You know that $x[k]$ is an impulse. You can and should use this to your advantage.

$x[k] = 1, 0, 0, 0, \cdots$

Now pick something simple for your $a_j$s. This is going to be your choice of $a_j$s, since this filter is your own personal creation. But keep it pretty simple. I suggest making $a_0$ and $a_1$ nonzero, and that's it. (That should make a simple example, but not too simple).

Now step through $k$, one at a time (starting from $k = 0$), and choose your $b_j$ such that $y[k] = 0$ after some finite $k$. If you want to keep things really simple, you can start forcing $y[k] = 0$ as soon as $k = 1$. It's up to you.
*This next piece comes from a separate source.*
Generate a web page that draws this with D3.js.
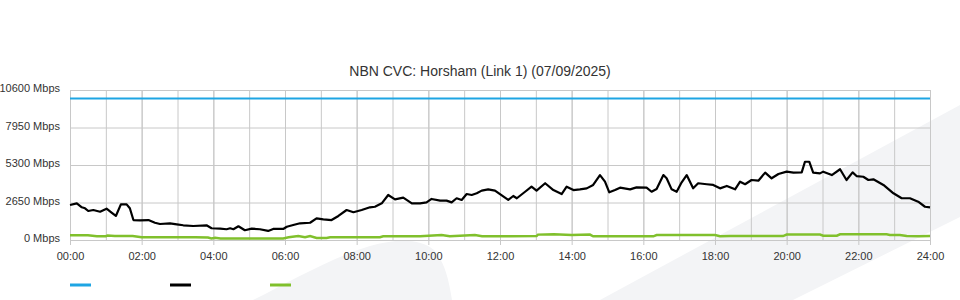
<!DOCTYPE html>
<html>
<head>
<meta charset="utf-8">
<script src="https://cdn.jsdelivr.net/npm/d3@7"></script>
<style>
    body { margin: 0; background: #fff; }
    svg { display: block; font-family: "Liberation Sans", Arial, sans-serif; }
    .tick text { fill: #333; font-size: 11px; }
    .grid line { stroke: #c8c8c8; stroke-width: 1px; }
    .domain { display: none; }
</style>
</head>
<body>
<div id="chart-area"></div>
<script>
var width = 960;
var height = 300;
var title = "NBN CVC: Horsham (Link 1) (07/09/2025)";

// y ticks (Mbps)
var yTicks = [0, 2650, 5300, 7950, 10600];
var capacity = 10000;

// traffic (hours since midnight, Mbps)
var blackTimes = [0.00, 0.19, 0.33, 0.42, 0.51, 0.65, 0.84, 1.02, 1.16, 1.28, 1.42, 1.58, 1.67, 1.77, 1.95,
    2.19, 2.37, 2.51, 2.79, 2.98, 3.16, 3.44, 3.81, 3.95, 4.19, 4.37, 4.47, 4.56, 4.70, 4.88,
    5.07, 5.30, 5.53, 5.67, 5.95, 6.05, 6.23, 6.42, 6.70, 6.88, 7.07, 7.30, 7.49, 7.72, 7.91,
    8.14, 8.37, 8.51, 8.70, 8.88, 9.07, 9.30, 9.54, 9.77, 9.95, 10.09, 10.33, 10.51, 10.65, 10.79,
    10.93, 11.07, 11.21, 11.35, 11.49, 11.67, 11.86, 12.05, 12.23, 12.37, 12.47, 12.70, 12.88, 13.02, 13.26,
    13.49, 13.72, 13.86, 14.05, 14.23, 14.42, 14.60, 14.79, 14.93, 15.05, 15.21, 15.35, 15.63, 15.81, 16.09,
    16.23, 16.37, 16.56, 16.65, 16.79, 16.93, 17.07, 17.21, 17.39, 17.53, 17.77, 17.95, 18.14, 18.33, 18.56,
    18.70, 18.84, 19.02, 19.21, 19.40, 19.58, 19.77, 20.00, 20.19, 20.42, 20.51, 20.63, 20.74, 20.93, 21.02,
    21.26, 21.49, 21.67, 21.84, 21.95, 22.14, 22.28, 22.42, 22.70, 22.98, 23.21, 23.44, 23.67, 23.86, 24.00];
var blackValues = [2470, 2590, 2310, 2240, 2050, 2120, 2000, 2210, 1930, 1700, 2520, 2520, 2240, 1410, 1390,
    1410, 1220, 1130, 1180, 1110, 1040, 990, 1040, 830, 800, 760, 830, 760, 970, 690,
    800, 760, 640, 780, 780, 940, 1060, 1180, 1220, 1530, 1460, 1410, 1700, 2120, 1960,
    2120, 2310, 2350, 2590, 3180, 2870, 2990, 2590, 2590, 2660, 2900, 2780, 2780, 2660, 2950,
    2830, 3250, 3180, 3300, 3490, 3580, 3490, 3150, 2830, 3110, 2950, 3410, 3770, 3490, 4010,
    3530, 3250, 3770, 3530, 3580, 3650, 3890, 4590, 4120, 3370, 3530, 3700, 3580, 3720, 3700,
    3410, 3600, 4590, 4360, 3580, 3410, 4080, 4590, 3650, 4010, 3940, 3890, 3650, 3820, 3580,
    4120, 3940, 4240, 4190, 4760, 4360, 4660, 4830, 4760, 4780, 5530, 5530, 4760, 4710, 4830,
    4590, 5000, 4240, 4780, 4520, 4470, 4240, 4290, 3890, 3300, 2950, 2950, 2710, 2350, 2310];

var greenTimes = [0.00, 0.50, 0.75, 1.00, 1.05, 1.25, 1.75, 2.00, 2.50, 3.00, 3.50, 3.85, 3.95, 4.05, 4.20,
    4.50, 5.00, 5.50, 5.95, 6.10, 6.37, 6.56, 6.70, 6.88, 7.16, 7.26, 8.00, 8.65, 8.74, 9.58,
    9.77, 10.37, 10.60, 11.30, 11.50, 12.28, 13.02, 13.06, 13.50, 14.00, 14.51, 14.60, 15.50, 16.28, 16.37,
    17.00, 18.00, 18.14, 18.42, 19.00, 19.90, 20.00, 20.93, 21.02, 21.40, 21.49, 22.00, 22.79, 22.88, 23.16,
    23.35, 23.70, 24.00];
var greenValues = [330, 330, 260, 270, 320, 280, 280, 200, 190, 190, 190, 180, 110, 150, 100,
    100, 100, 100, 110, 190, 280, 190, 280, 140, 140, 190, 190, 190, 260, 260,
    270, 350, 270, 350, 270, 270, 280, 380, 400, 360, 380, 260, 260, 260, 350,
    350, 350, 260, 280, 280, 280, 380, 380, 300, 300, 400, 400, 400, 350, 350,
    280, 260, 280];

var svg = d3.select("#chart-area").append("svg")
    .attr("width", width)
    .attr("height", height);

// light watermark shapes behind the plot
svg.append("path")
    .attr("d", "M600,300 L960,105 L960,217 L793,300 Z")
    .attr("fill", "#f3f4f6");

svg.append("path")
    .attr("d", "M253,300 C290,282 330,258 370,246 C395,239 420,238 434,250 C444,262 448,275 452,300 Z")
    .attr("fill", "#f3f4f6");

var x = d3.scaleLinear()
    .domain([0, 24])
    .range([70, 930]);

var y = d3.scaleLinear()
    .domain([0, 10600])
    .range([240, 90]);

// hourly grid lines
svg.append("g")
    .attr("class", "grid")
    .attr("transform", "translate(0,90)")
    .call(d3.axisBottom(x)
        .tickValues(d3.range(0, 25, 1))
        .tickSize(150)
        .tickFormat(""));

// 2-hourly ticks with labels
svg.append("g")
    .attr("class", "grid")
    .attr("transform", "translate(0,90)")
    .call(d3.axisBottom(x)
        .tickValues(d3.range(0, 25, 2))
        .tickSize(155)
        .tickPadding(7)
        .tickFormat(function(d) {
            return (d < 10 ? "0" : "") + d + ":00";
        }));

svg.append("g")
    .attr("class", "grid")
    .attr("transform", "translate(70,0)")
    .call(d3.axisLeft(y)
        .tickValues(yTicks)
        .tickSize(-860)
        .tickPadding(10)
        .tickFormat(function(d) {
            return d + " Mbps";
        }))
    .selectAll("text")
    .attr("y", -2);

var line = d3.line()
    .x(function(d) { return x(d[0]); })
    .y(function(d) { return y(d[1]); });

svg.append("path")
    .datum([[0, capacity], [24, capacity]])
    .attr("d", line)
    .attr("fill", "none")
    .attr("stroke", "#1ea5e3")
    .attr("stroke-width", 2);

svg.append("path")
    .datum(greenTimes.map(function(t, i) { return [t, greenValues[i]]; }))
    .attr("d", line)
    .attr("fill", "none")
    .attr("stroke", "#80c02c")
    .attr("stroke-width", 2.5);

svg.append("path")
    .datum(blackTimes.map(function(t, i) { return [t, blackValues[i]]; }))
    .attr("d", line)
    .attr("fill", "none")
    .attr("stroke", "#000")
    .attr("stroke-width", 2.2)
    .attr("stroke-linejoin", "round");

svg.append("text")
    .text(title)
    .attr("x", 480)
    .attr("y", 76)
    .attr("text-anchor", "middle")
    .attr("fill", "#333")
    .style("font-size", "14px");

// legend swatches (no labels)
var legendColors = ["#1ea5e3", "#000", "#80c02c"];
svg.selectAll(".legend")
    .data(legendColors)
    .enter()
    .append("line")
    .attr("class", "legend")
    .attr("x1", function(d, i) { return 70 + i * 100; })
    .attr("x2", function(d, i) { return 91 + i * 100; })
    .attr("y1", 285)
    .attr("y2", 285)
    .attr("stroke", function(d) { return d; })
    .attr("stroke-width", 3);
</script>
</body>
</html>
Do this by choosing your $b_j$s one $j$ at a time; one $b_j$ for each iteration.
For example, suppose you want to start forcing $y[k] = 0$ as soon as $k = 1$. In that case, fist assume that the filter's initial output is zero. So you can start with

$$y[0] = \sum_{j = 0}^N a_j x[0 - j]$$

(Don't forget that $x[k] = 1, 0, 0, 0, \cdots$, it will make things a lot simpler.)
Now, in this example (where we're forcing $y[k] = 0$ as soon as $k = 1$), you can start forcing your $y[k] = 0$. Choose your $b_1$ such that

$$y[1] = \sum_{j = 0}^N a_j x[1 - j] + b_1 y[0] = 0$$

Now that you've chosen your $b_1$ you can move on to $b_2$.

$$y[2] = \sum_{j = 0}^N a_j x[2 - j] + b_2 y[0] + b_1 y[1] = 0$$

Then keep going with $b_3, b_4, \cdots$ and so on.

You can simplify the above equations significantly by realizing that $x[k] = 1, 0, 0, 0, \cdots$. I'll let you do that.

Whatever the case, since you've forced $y[k] = 0$ for some finite number of $k$s, then eventually, all the relevant inputs and outputs will be equal to zero, and the output will remain equal to zero forever after. At that point, you can stop.

[Edit: Corrected some indexing mistakes with the $b_j$ coefficients.]

Thank you very much for the reply - this makes much more sense!